**REQUIREMENTS**
Exactly the lines from the first line of the records to the line holding "ax.axhline(yv, color=INK, lw=2, zorder=1)" should be duplicated, and nothing more; pictures stay out.

**INPUT FOR THIS TASK**
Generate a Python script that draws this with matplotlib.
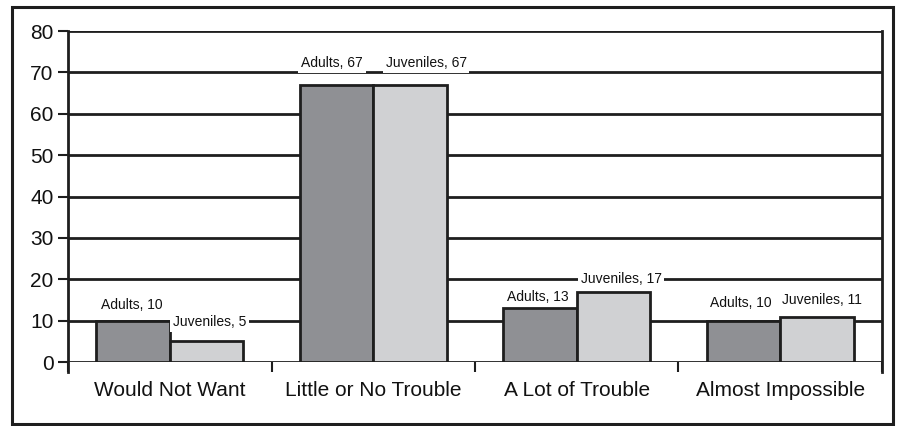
import numpy as np
import matplotlib

matplotlib.use("Agg")
import matplotlib.pyplot as plt  # noqa: E402
from matplotlib.patches import Rectangle  # noqa: E402

plt.rcParams["font.family"] = ["Liberation Sans Narrow", "Liberation Sans", "DejaVu Sans"]

categories = ["Would Not Want", "Little or No Trouble", "A Lot of Trouble", "Almost Impossible"]
adults = [10, 67, 13, 10]
juveniles = [5, 67, 17, 11]
yticks = [0, 10, 20, 30, 40, 50, 60, 70, 80]

# label offsets from bar-top centre, in pixels (dx, dy)
adult_off = [(-1.5, 15.5), (-4.5, 21.5), (-2, 11.5), (-2.5, 17.5)]
juv_off = [(3, 19.5), (16, 21.5), (7.5, 12.5), (5, 16.5)]

INK = "#1e1e1e"
fig = plt.figure(figsize=(9.02, 4.26), dpi=100)
ax = fig.add_axes([0.0754, 0.150, 0.9024, 0.777])

x = np.arange(len(categories))
w = 0.362
ax.bar(x - w / 2, adults, w, color="#8f9094", edgecolor=INK, lw=2, zorder=3)
ax.bar(x + w / 2, juveniles, w, color="#d0d1d3", edgecolor=INK, lw=2, zorder=3)

for yv in yticks:
    ax.axhline(yv, color=INK, lw=2, zorder=1)

for i in range(len(categories)):
    for xv, v, off, name in ((x[i] - w / 2, adults[i], adult_off[i], "Adults"),
                             (x[i] + w / 2, juveniles[i], juv_off[i], "Juveniles")):
        ax.annotate(f"{name}, {v}", (xv, v), xytext=(off[0] * 0.72, off[1] * 0.72),
                    textcoords="offset points", ha="center", va="center",
                    fontsize=10, color="#111", zorder=5,
                    bbox=dict(facecolor="white", edgecolor="none", pad=2))
    ax.annotate(categories[i], (x[i], 0), xytext=(0, -28 * 0.72),
                textcoords="offset points", ha="center", va="center",
                fontsize=15, color="#111")

ax.set_xlim(-0.5, len(categories) - 0.5)
ax.set_ylim(0, 80)
ax.set_yticks(yticks)
ax.set_xticks(np.arange(len(categories) + 1) - 0.5)
ax.set_xticklabels([])
ax.tick_params(axis="y", length=7.5, width=1.5, color=INK, labelsize=15, pad=3,
               labelcolor="#111")
ax.tick_params(axis="x", length=7.5, width=1.5, color=INK)
for s in ("top", "bottom"):
    ax.spines[s].set_visible(False)
for s in ("left", "right"):
    ax.spines[s].set_linewidth(2)
    ax.spines[s].set_color(INK)
    ax.spines[s].set_bounds(-2.4, 80)

fig.patches.append(Rectangle((12 / 902, 2 / 426), 881 / 902, 417 / 426,
                             transform=fig.transFigure, fill=False,
                             edgecolor=INK, lw=2.2))

fig.savefig("out.png", dpi=100)
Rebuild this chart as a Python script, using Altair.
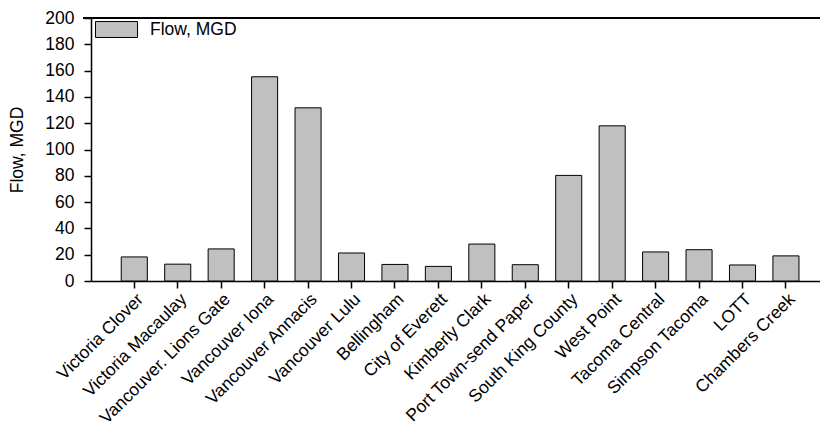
import altair as alt
import pandas as pd

categories = [
    "Victoria Clover", "Victoria Macaulay", "Vancouver. Lions Gate", "Vancouver Iona",
    "Vancouver Annacis", "Vancouver Lulu", "Bellingham", "City of Everett",
    "Kimberly Clark", "Port Town-send Paper", "South King County", "West Point",
    "Tacoma Central", "Simpson Tacoma", "LOTT", "Chambers Creek",
]
flow_mgd = [18.3, 12.8, 24.4, 155.3, 131.7, 21.3, 12.6, 11.1,
            28.1, 12.4, 80.3, 118.0, 22.1, 23.8, 12.2, 19.1]
series_name = "Flow, MGD"
y_ticks = list(range(0, 201, 20))

df = pd.DataFrame({"site": categories, "flow": flow_mgd, "series": series_name})

FONT = "Liberation Sans"
FS = 17.5
W, H = 729, 263

bars = alt.Chart(df).mark_bar(stroke="black", strokeWidth=1, opacity=1).encode(
    x=alt.X("site:N", sort=categories, title=None,
            scale=alt.Scale(paddingInner=0.4, paddingOuter=0.59, align=0.59),
            axis=alt.Axis(labelAngle=-45, labelAlign="right", labelBaseline="top",
                          labelFontSize=FS, labelFont=FONT, labelColor="black",
                          tickSize=7, tickColor="black", domainColor="black",
                          labelPadding=2, labelLimit=300)),
    y=alt.Y("flow:Q", title="Flow, MGD",
            scale=alt.Scale(domain=[0, 200], nice=False),
            axis=alt.Axis(values=y_ticks, grid=False, labelFontSize=FS, labelFont=FONT,
                          labelColor="black", tickSize=7, tickColor="black",
                          domainColor="black", labelPadding=10,
                          titleFontSize=FS, titleFont=FONT, titleFontWeight="normal",
                          titleColor="black", titlePadding=18)),
    color=alt.Color("series:N", title=None,
                    scale=alt.Scale(range=["#c0c0c0"]),
                    legend=alt.Legend(orient="none", legendX=4, legendY=-10,
                                      symbolType="M-1,-0.38L1,-0.38L1,0.38L-1,0.38Z",
                                      symbolSize=1764, symbolStrokeColor="black",
                                      symbolStrokeWidth=1, symbolOpacity=1,
                                      labelFontSize=FS, labelFont=FONT, labelColor="black",
                                      labelOffset=12, padding=0)),
)

top_line = alt.Chart(df).mark_rule(color="black", strokeWidth=1.5).encode(
    x=alt.value(-8), x2=alt.value(W), y=alt.value(0)
)

chart = alt.layer(bars, top_line).properties(
    width=W, height=H,
    autosize=alt.AutoSizeParams(type="none"),
    padding={"left": 83, "top": 10, "right": 0, "bottom": 146},
).configure_view(stroke=None).configure_axis(domainWidth=1.5, tickWidth=1.5)

chart.save("out.html", embed_options={"renderer": "svg", "actions": False})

**EXERCISE RESPONSE**
Generate a Python script that draws this with matplotlib.
import numpy as np
import matplotlib

matplotlib.use("Agg")
import matplotlib.pyplot as plt  # noqa: E402
from matplotlib.patches import Rectangle  # noqa: E402

plt.rcParams["font.family"] = ["Liberation Sans Narrow", "Liberation Sans", "DejaVu Sans"]

categories = ["Would Not Want", "Little or No Trouble", "A Lot of Trouble", "Almost Impossible"]
adults = [10, 67, 13, 10]
juveniles = [5, 67, 17, 11]
yticks = [0, 10, 20, 30, 40, 50, 60, 70, 80]

# label offsets from bar-top centre, in pixels (dx, dy)
adult_off = [(-1.5, 15.5), (-4.5, 21.5), (-2, 11.5), (-2.5, 17.5)]
juv_off = [(3, 19.5), (16, 21.5), (7.5, 12.5), (5, 16.5)]

INK = "#1e1e1e"
fig = plt.figure(figsize=(9.02, 4.26), dpi=100)
ax = fig.add_axes([0.0754, 0.150, 0.9024, 0.777])

x = np.arange(len(categories))
w = 0.362
ax.bar(x - w / 2, adults, w, color="#8f9094", edgecolor=INK, lw=2, zorder=3)
ax.bar(x + w / 2, juveniles, w, color="#d0d1d3", edgecolor=INK, lw=2, zorder=3)

for yv in yticks:
    ax.axhline(yv, color=INK, lw=2, zorder=1)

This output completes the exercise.